Methodology: To install a monitoring network for airborne particulates in Fiji (2019) and across the Pacific (2020-2025) that measures air quality in urban, non-urban environments and in relation to regional air quality. To then compare this data with existing health and mortality data to develop a risk and impact framework for total environment health and air quality in Pacific Island Countries.
2. Floating Mangrove Plantations
Project partner: UNESCO Regional UNESCO Office for Asia/Pacific
Identified Research Need: Mangrove forests are in severe decline in many countries due to legal and illegal clearing, resulting in the loss of their range of benefits to society and the environment, including livelihoods reliant on fishing and natural timber for energy production and shoreline stabilisation. UNESCO has conducted primary feasibility research into floating mangrove plantations to counter this demand.
Research Goal: To demonstrate the seaworthiness of floating pontoons for growing and harvesting mangrove forests is to be trailed.
Methodology: In partnership with UNESCO, an honours research project is underway to design and test scale model floating mangrove pontoons at UNSW’s Water Research Lab. This research is co-supervised by A. Dansie, W. Glamore and the B. Böers (Chief Scientist of the UNESCO Regional Office).

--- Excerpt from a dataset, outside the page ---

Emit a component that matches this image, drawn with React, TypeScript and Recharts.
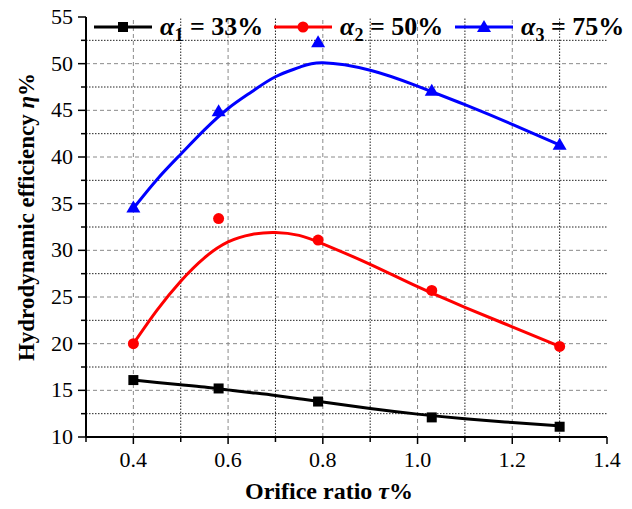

3. Plastic pollution at the river basin level – human behavior, waste management in river basins that serve as major sources of microplastic in the global ocean
Project partners: University of South Pacific (Fiji) plus Indonesian and Chinese University partners TBD
Identified Research Need: Plastic-choked rivers in many developing countries, concentrated in Asia, are a result of ineffective waste management practices and local government capacity, as well as a key source of ocean microplastics. Preventing macroplastics from entering the environment in the first place requires intervention in human behavior and societal systems. This project aims to address both of these factors alongside engineering and environmental management solutions to remove plastic already in our environment.
Research Goal: To improve the waste management practices and capacity at the river basin-level to reduce plastic pollution in rivers, and ultimately the ocean, and improve the quality of life of people in poor rural and urban slum communities.
Methodology: To send UNSW students to India, Fiji, Indonesia and China and immerse with both social and natural science educators at their host institution and develop monitoring and surveys in the surrounding communities and environment. Both household surveys and quantification of litter in waterways will be undertaken. Data and experiences collected in each country will be collected and published as both peer reviewed literature and country-specific policy recommendations.